Improving alternative routes through Romania and Poland is a medium-term solution that should be further developed.  But in the short term the only viable solution remains transportation through the Black Sea. This requires an agreement between Ukraine and Russia that is not easy to be achieved. Against this backdrop, the United Nations and Türkiye launched talks with the two countries on a plan to secure a corridor in the Black Sea for Ukrainian grain to be exported to world markets. While the specifics of the plan are not public, its contours include opening up the port of Odessa to commercial shipping by establishing a coordination center in Istanbul, demining a section of the sea around Odessa, Russia pledging to not attack the city through this demined area, and third parties providing security guarantees to commercial vessels to and from the port.

In the short term the only viable solution remains transportation through the Black Sea.

If the plan is implemented, this would be a win for all parties concerned. The UN would demonstrate its capacity to find solutions to humanitarian crises during wartime. Ukraine would be able to export its grain, earn revenues, and demonstrate its capacity to provide the world markets even when it is under invasion. Türkiye would demonstrate its capacity to mediate between warring parties and gain prestige. Russia would project benevolence and avoid being perceived as the main culprit for food shortages around the world. Last but not least, global food prices would be contained and famine would be avoided in developing countries.

UN representatives as well as Russian, Turkish, and Ukrainian military officers came together in Istanbul on July 13 to discuss the details of the plan. In a statement he made after the talks, Türkiye’s defense minister, Hulusi Akar, said an agreement would be signed next week when all parties meet again.
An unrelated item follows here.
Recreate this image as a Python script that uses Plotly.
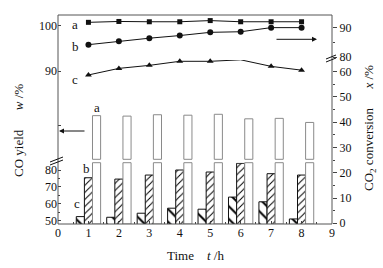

However, there are still several issues to be resolved. Odessa’s harbor was mined at the beginning of the Russian attacks against Ukraine. While neither Russia nor Ukraine has acknowledged having planted the mines, these have been instrumental in protecting the city from a naval assault by Russia. Demining a section of the sea around Odessa is technically not a problem as Bulgaria, Romania, and Türkiye have the capacity to undertake this effort. However, once the mines are cleared it would not be easy for Ukraine to replant them, which would expose the city to a Russian naval attack.

Providing security guarantees to the commercial vessels that would use the corridor is not a simple task either. While closing the Turkish straits to Russian and Ukrainian ships based on Article 19 of the Montreux Convention, Ankara has also informally asked non-littoral states not to send warships to the Black Sea. On that basis, only Bulgaria, Romania, and Türkiye are eligible to provide security guarantees to the commercial vessels that would carry grain from Ukraine. However, it is unclear whether these countries would send warships close to the combat zone.

There is also the issue of Russia’s demands for greenlighting the plan. While he was in Tehran on July 20 for trilateral talks between Iran, Russia, and Türkiye, President Vladimir Putin said that “Russia was ready to facilitate Ukrainian grain shipments from ports along the Black Sea, but that he wants Western countries to lift their sanctions against Russian grain exports.”

Given that the plan discussed in Istanbul would be a win for all concerned parties, these difficulties can be overcome. However, this would only solve the immediate aspect of the crisis. This year’s crop remains a problem, with agricultural fields in Ukraine being either bombed or set on fire by Russia, and with Ukrainian farmers who cannot sell their crops threatening to grow crops other than wheat that yield less production, need less storage, and are hence easier to sell.

To alleviate the crisis and prepare for the following years, the European Union should plan and invest in alternative transport infrastructure to those controlled by Russia, alleviate sanctions that affect the export of Russian cereals and fertilizers, as the United States has already done, and start planning for the summer of 2023 now.